Conclusion générale

Les modes de garde nous ont offert un exemple de services aux ménages qui se sont diffusés vers les périphéries lyonnaises au fur et à mesure de la périurbanisation des populations. Ce cas est sans doute singulier sous bien des égards. Il nous montre cependant que le redéploiement urbain n’implique pas obligatoirement la fin de l’agglomération mère, ni celle des noyaux urbains secondaires du moins dans le cas lyonnais.

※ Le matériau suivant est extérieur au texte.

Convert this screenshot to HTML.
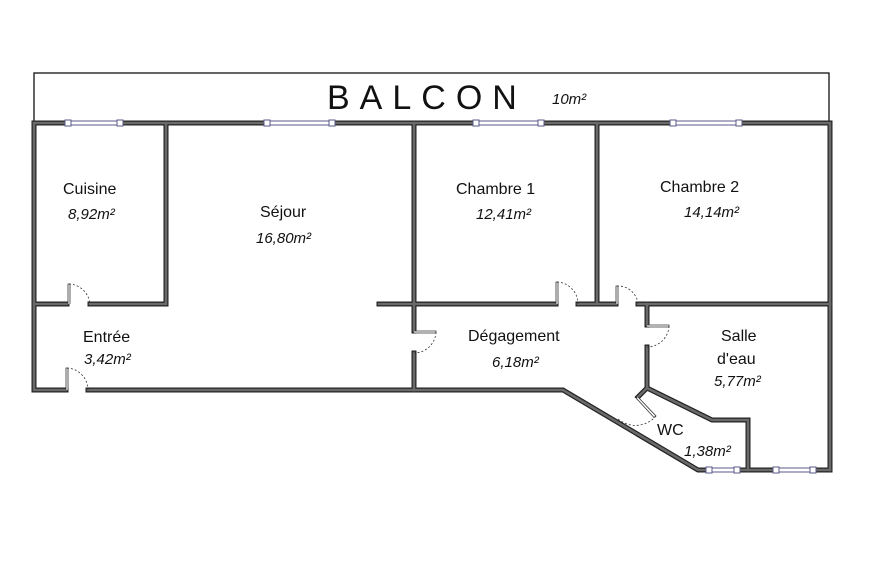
<!DOCTYPE html>
<html><head><style>
html,body{margin:0;padding:0;background:#fff;}
svg{display:block;}
text{font-family:"Liberation Sans","DejaVu Sans",sans-serif;fill:#111;}
.n{font-size:16px;}
.a{font-size:15px;font-style:italic;}
</style></head><body>
<svg width="876" height="564" viewBox="0 0 876 564">
<rect x="34" y="73" width="795" height="50" fill="#fff" stroke="#111" stroke-width="1.3"/>
<g stroke="#222" stroke-width="5" stroke-linecap="square" fill="none">
<path d="M34 123H830V470"/>
<path d="M34 123V390H66M88 390H563L698 470H830"/>
<path d="M166 123V304H90M67 304H34"/>
<path d="M414 123V331M414 353V390"/>
<path d="M379 304H556M578 304H616M638 304H830"/>
<path d="M597 123V304"/>
<path d="M647 304V325M647 347V388L638 397M647 388L712 420H748V470"/>
</g>
<g stroke="#6a6a6a" stroke-width="2.6" stroke-linecap="square" fill="none">
<path d="M34 123H830V470"/>
<path d="M34 123V390H66M88 390H563L698 470H830"/>
<path d="M166 123V304H90M67 304H34"/>
<path d="M414 123V331M414 353V390"/>
<path d="M379 304H556M578 304H616M638 304H830"/>
<path d="M597 123V304"/>
<path d="M647 304V325M647 347V388L638 397M647 388L712 420H748V470"/>
</g>
<g stroke="#5a5a8a" stroke-width="1" fill="#fff">
<rect x="67" y="121" width="54" height="4"/><rect x="268" y="121" width="64" height="4"/>
<rect x="477" y="121" width="64" height="4"/><rect x="673" y="121" width="66" height="4"/>
<rect x="710" y="468" width="28" height="4"/><rect x="777" y="468" width="36" height="4"/>
<rect x="65" y="120" width="6" height="6"/><rect x="117" y="120" width="6" height="6"/>
<rect x="264" y="120" width="6" height="6"/><rect x="329" y="120" width="6" height="6"/>
<rect x="473" y="120" width="6" height="6"/><rect x="538" y="120" width="6" height="6"/>
<rect x="670" y="120" width="6" height="6"/><rect x="736" y="120" width="6" height="6"/>
<rect x="706" y="467" width="6" height="6"/><rect x="734" y="467" width="6" height="6"/>
<rect x="773" y="467" width="6" height="6"/><rect x="810" y="467" width="6" height="6"/>
</g>
<g fill="none" stroke="#333" stroke-width="0.8">
<path d="M68 304V284h2V304" fill="#fff"/><path d="M69 284A22 22 0 0 1 90 304" stroke-dasharray="2,2"/>
<path d="M66 390V368h2V390" fill="#fff"/><path d="M67 368A22 22 0 0 1 88 390" stroke-dasharray="2,2"/>
<path d="M556 304V282h2V304" fill="#fff"/><path d="M557 282A22 22 0 0 1 578 304" stroke-dasharray="2,2"/>
<path d="M616 304V286h2V304" fill="#fff"/><path d="M617 286A20 20 0 0 1 638 304" stroke-dasharray="2,2"/>
<path d="M414 331H436v2H414" fill="#fff"/><path d="M436 332A22 22 0 0 1 414 353" stroke-dasharray="2,2"/>
<path d="M647 325H669v2H647" fill="#fff"/><path d="M669 326A22 22 0 0 1 647 347" stroke-dasharray="2,2"/>
<path d="M638 397L656 416l-2 1.5L636.5 398.5" fill="#fff"/><path d="M656 416A27 27 0 0 1 617 418" stroke-dasharray="2,2"/>
</g>
<text x="327" y="109" style="font-size:34px;letter-spacing:10px">BALCON</text>
<text x="552" y="104" class="a">10m²</text>
<text x="63" y="194" class="n">Cuisine</text><text x="68" y="219" class="a">8,92m²</text>
<text x="260" y="217" class="n">Séjour</text><text x="256" y="243" class="a">16,80m²</text>
<text x="456" y="194" class="n">Chambre 1</text><text x="476" y="219" class="a">12,41m²</text>
<text x="660" y="192" class="n">Chambre 2</text><text x="684" y="217" class="a">14,14m²</text>
<text x="83" y="342" class="n">Entrée</text><text x="84" y="364" class="a">3,42m²</text>
<text x="468" y="341" class="n">Dégagement</text><text x="492" y="367" class="a">6,18m²</text>
<text x="721" y="341" class="n">Salle</text><text x="717" y="364" class="n">d'eau</text><text x="714" y="386" class="a">5,77m²</text>
<text x="657" y="435" class="n">WC</text><text x="684" y="456" class="a">1,38m²</text>
</svg>
</body></html>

En se périurbanisant, les familles ont eu plus que jamais besoin de modes de garde, mais elles se sont installées dans des secteurs qui en étaient généralement dépourvues ou dans lesquels l’offre préexistante était loin d’être suffisante. Face à cette relative pénurie, elles n’ont pas fait garder leurs enfants dans les secteurs où elles habitaient auparavant et en l’occurrence dans le coeur de l’agglomération lyonnaise. Elles ont fait pression pour que des modes de garde soient développés non loin de leurs nouvelles zones d’habitation. Les institutions qui concourent à la production de ces services n’ont pas non plus envisagé que les enfants puissent être gardés à des distances importantes de leur foyer. Familles et institutions de tutelles se sont entendus de façon implicite pour que l’adéquation entre l’offre et la demande soit également une adéquation spatiale et à travers cela que la proximité spatiale continue à structurer les rapports dans ce champ.

Leurs pratiques se sont ainsi conjuguées pour diffuser les modes de garde hors de l’agglomération lyonnaise. Elles se sont aussi rejoints quant à leurs nouveaux lieux d’implantation. Pas un seul instant, les familles et les institutions qui financent et encadrent les modes de garde n’ont envisagé de les implanter dans quelques pôles périphériques. Aucune crèche d’entreprise n’a été ouverte dans les nouvelles zones d’activité de la grande périphérie lyonnaise. Aucune non plus n’a été créée dans une plate-forme commerciale. Les familles comme les Caisses d’Allocations Familiales et le Service Santé – Prévention se sont tournés, ont fait pression et ont réussi à ce que les municipalités prennent en charge directement ou indirectement le développement des modes de garde. Les établissements collectifs et les structures qui coordonnent les assistantes maternelles se sont ainsi développés dans les centres urbains secondaires ; tout comme ils existent dans l’agglomération lyonnaise non dans les zones industrielles ou dans les centres commerciaux mais bien dans les quartiers. Par leurs pratiques tous ont privilégié les centres par rapport aux pôles et en cela contribué à renforcer la centralité et non la polarité. Dans leur esprit, l’inverse n’était d’ailleurs même pas envisageable.

Ceci nous fait percevoir en définitive, que le redéploiement urbain a certes généré le développement de polarités périphériques et une montée impressionnante de la mobilité quotidienne, mais que cet état de fait doit être relativisé. Il n’induit pas pour autant une disparition radicale des centralités et des relations de proximité. A notre sens, nous assistons bien plus à une inversion des rapports entre mobilité et proximité spatiale, ainsi qu’à un partage des tâches entre centres urbains secondaires et pôles périphériques, ces deux propositions étant substantiellement liées.

D’aucuns penseront que les bourgs et les petites villes de la région lyonnaise ne sont peut-être pas morts mais que les dynamiques en cours les appauvrissent singulièrement. L’avenir que nous leur dessinons pourrait paraître effectivement un peu maigre au niveau fonctionnel. Quelle gloire y a-t-il à n’être qu’un centre de services de proximité ? Il nous semble pourtant qu’il y a de la noblesse à s’occuper des besoins essentiels des individus. Si ces fonctions n’ont pas le prestige détenu par d’autres, si elles ne peuvent être la base d’un développement ou simplement d’une activité économique, elles sont néanmoins vitales au fonctionnement quotidien de la société urbaine, même si elles sont parfois mésestimées, si ce n’est dévalorisées.